We are migrating most of our general purpose testlab storage to a VMAX 20k. I'd love to use something like FreeNAS on a VM that sits on a host with FC access to provide NFS storage to various VMware servers.
I've read a bunch of forum posts and followed many links posted out there by cyberjock (thanks) and others in an attempt to understand the best way to set things up. I've looked for other instances of people using enterprise storage behind FreeNAS and haven't found it. I know that I can buy an enterprise NFS filer head for the array. Let's just say a requirement here is not to spend money and leave it at that.

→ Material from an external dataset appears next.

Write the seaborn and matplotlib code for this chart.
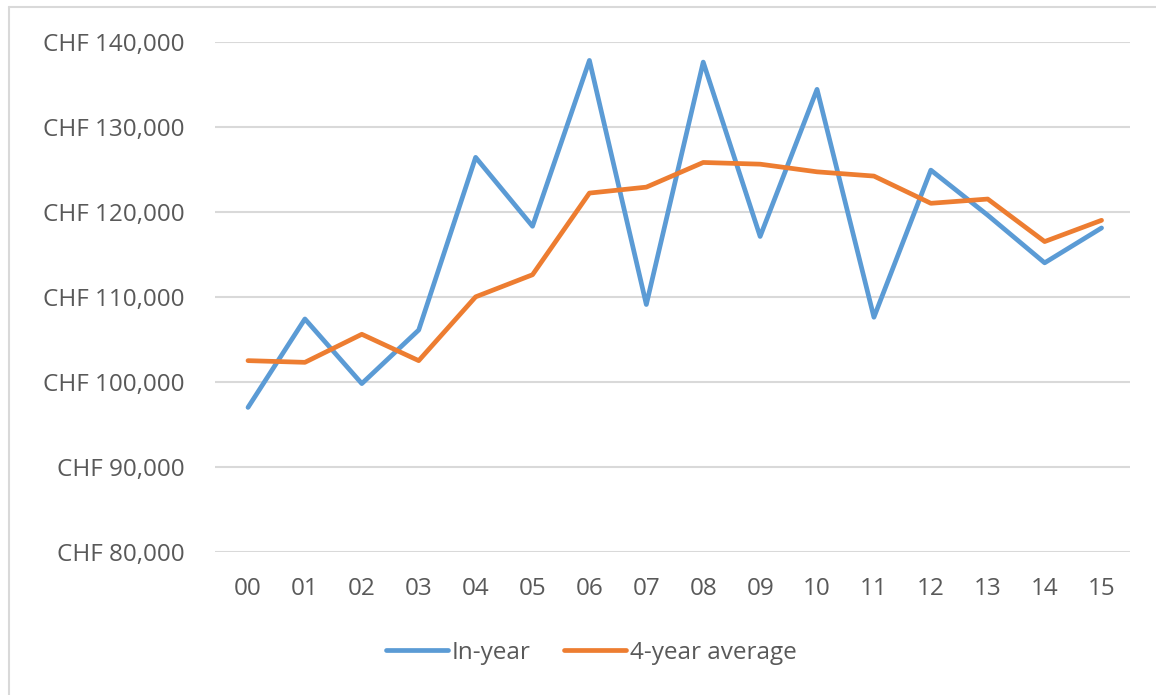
import matplotlib
matplotlib.use("Agg")
import matplotlib.pyplot as plt
import matplotlib.ticker as mticker
from matplotlib.lines import Line2D
import seaborn as sns
import pandas as pd

years = ["00", "01", "02", "03", "04", "05", "06", "07", "08", "09", "10", "11", "12", "13", "14", "15"]
in_year = [97000, 107400, 99800, 106100, 126400, 118300, 137800, 109100, 137600, 117100,
           134400, 107600, 124900, 119600, 114000, 118100]
avg4 = [102500, 102300, 105600, 102500, 110000, 112600, 122200, 122900, 125800, 125600,
        124700, 124200, 121000, 121500, 116500, 119000]
series_names = ["In-year", "4-year average"]
y_ticks = [80000, 90000, 100000, 110000, 120000, 130000, 140000]

sns.set_theme(style="white")
plt.rcParams['font.family'] = ['Open Sans', 'DejaVu Sans']

df = pd.DataFrame({
    "x": list(range(len(years))) * 2,
    "value": in_year + avg4,
    "series": [series_names[0]] * len(years) + [series_names[1]] * len(years),
})

W, H = 1156, 695
fig = plt.figure(figsize=(W / 100, H / 100), dpi=100)
ax = fig.add_axes([215 / W, 1 - 552 / H, (1130 - 215) / W, (552 - 41.7) / H])

palette = {series_names[0]: "#5B9BD5", series_names[1]: "#ED7D31"}
sns.lineplot(data=df, x="x", y="value", hue="series", palette=palette, ax=ax,
             linewidth=3.4, legend=False, sort=False)

ax.set_xlim(-0.58, 15.5)
ax.set_ylim(80000, 140000)
ax.set_yticks(y_ticks)
ax.yaxis.set_major_formatter(mticker.FuncFormatter(lambda v, p: f"CHF {int(v):,}"))
ax.set_xticks(range(len(years)))
ax.set_xticklabels(years)
ax.set_xlabel("")
ax.set_ylabel("")
for s in ax.spines.values():
    s.set_visible(False)
ax.grid(axis="y", color="#D9D9D9", linewidth=1.5)
ax.grid(axis="x", visible=False)
ax.set_axisbelow(True)
ax.tick_params(axis="both", length=0, labelsize=17.5, labelcolor="#595959")
ax.tick_params(axis="y", pad=22)
ax.tick_params(axis="x", pad=18)

handles = [Line2D([0], [0], color=palette[n], linewidth=3.4) for n in series_names]
leg = fig.legend(handles, series_names, loc="center", bbox_to_anchor=(591 / W, 1 - 653 / H),
                 ncol=2, frameon=False, fontsize=17.5, handlelength=2.55, handletextpad=0.15,
                 columnspacing=1.4)
for t in leg.get_texts():
    t.set_color("#595959")

# chart border (top and left visible)
fig.add_artist(Line2D([9 / W, 1], [1 - 7 / H, 1 - 7 / H], color="#D9D9D9", linewidth=1.5,
                      transform=fig.transFigure))
fig.add_artist(Line2D([9 / W, 9 / W], [0, 1 - 7 / H], color="#D9D9D9", linewidth=1.5,
                      transform=fig.transFigure))

fig.savefig("out.png", dpi=100, facecolor="white")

The physical host is a Cisco B420 (2.8Ghz Sandybridge); all hosts have dual 10Gbit NICs. The VM right now has 2 vCPU 4GB of RAM. I know that's a low amount of RAM for an actual in-use FreeNAS appliance but right now I'm just using a synthetic loadgen to test write performance on a single 1GB file from a single VM; scaling the VM up to much more memory and CPU is not a problem and is expected in the future. I'm using storage from a tiered pool of disks on the VMAX comprised of EFD and 15k FC and testing random write performance (on a single 1GB file), but none of that should really matter since all the writes get absorbed by the array cache.
I created a striped ZFS volume with a pair of 100GB disks, exported the volume, mounted it on a VMware host and created a disk on an existing VM that also has a disk from a VNXe via NFS. Since the goal is to get comparable performance I opted to run tests against both and see what happens. Given what I read in the forums, I wasn't terribly surprised that write performance had some latency. I'm seeing around 2,000 8K writes/s @ 3ms of latency -- not bad, but the same test on the VNXe got 4,000 8K write/s at 3ms of latency. Bumping up the # of threads in the test from 8 to 32, the VNXe jumps to 7,500 writes/s at 3ms of latency and FreeNAS stays at 2,000 but latency jumps to 15ms. iostat on the freenas host shows IO service time around 1ms, so the 15ms on the guest VM isn't at disk layer -- I'm guessing it's O_SYNC related. I read that others have alleviated this issue by putting the ZIL on an SSD -- given that I've got a huge amount of array cache any LUN from the array is basically an SSD from a write latency standpoint. I tried presenting another LUN and designating it as a ZIL but that didn't change anything (iostat did show that it used the ZIL and flushed to the data disks every few seconds). UFS is worse. Disabling sync on the volume drops latency to 1ms (or less) at 10,000 writes/s. I'd prefer to not rebuild a crap ton of VMs so I'm guessing I shouldn't actually use this, but it does help narrow down the issue.
targetthreadswrites/slatency (ms)
VNXe84,0003
FreeNAS82,0003
VNXe327,5003
FreeNAS322,00015
FreeNAS (no sync)810,0001
I expect some latency just due to the number of hops to the disk, but is this type of latency expected inherently with FreeNAS? If not, what did I do wrong?